Именно благодаря Нобутоши я познакомился с будущим японским императором, тогда – кронпринцем. Меня долго учили, как себя вести: “Точно так же, как со всеми остальными людьми, то есть не подходите ближе чем на три метра и кланяйтесь”.

Но это – потом. А в Советский Союз я вернулся спустя английскую паузу, в 1959 году. И первым делом отправился в Потаповский переулок. Мне многое было непонятно в атмосфере, окружавшей Ольгу Всеволодовну, на которую я одно время смотрел как на вторую мать. Статусная интеллигенция её как будто сторонилась, словно ревновала, что к ней испытывает чувства Борис Леонидович: а за какие такие заслуги? Почему не к нам? Мне было очень неприятно слышать клевету на Ивинскую, а впоследствии – читать её, даже в такой замечательной книге, как “Записки об Анне Ахматовой” Лидии Чуковской, где она повторяет слух, будто бы Ольга Всеволодовна украла посылку, предназначенную солагернице. Суть этого дела я знаю очень хорошо: солагерница, освободившись, приезжала к Ивинской, публично подтверждала, что никакой кражи не было. Да и быть не могло.
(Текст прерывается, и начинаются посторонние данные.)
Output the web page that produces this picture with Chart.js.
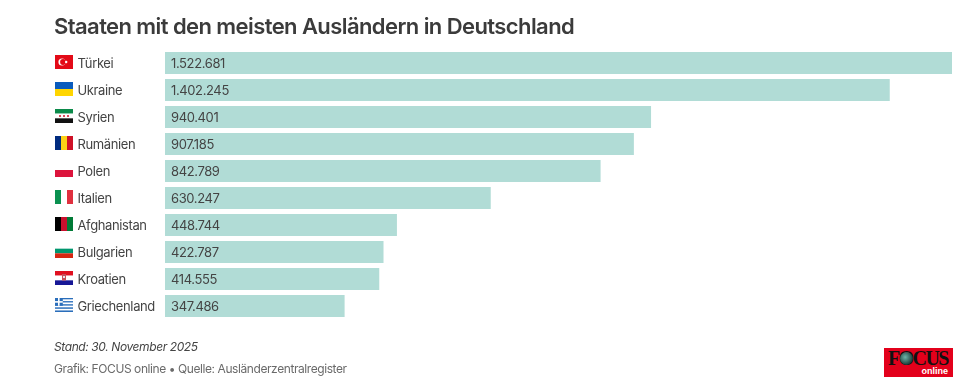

Так что впоследствии, когда моя жена Люсиль переводила на французский язык книгу Лидии Корнеевны (а Чуковская тогда ещё была жива), я позвонил её дочери, Елене Цезаревне:

– Елена Цезаревна, не я переводчик в данном случае, но Люсиль носит мою фамилию, и мы не имеем права воспроизводить клевету, это с моей стороны было бы предательством по отношению к Ольге Всеволодовне.

– Хорошо, – ответила она, – но вы же сами понимаете, дорогой Жорж, каков будет ответ, когда я спрошу мать, можно ли убрать это свидетельство.

– Скажите, что французский издатель хочет немножко сократить текст, что, кстати, полная правда: он – хочет. А что именно – скажем, если она сама спросит.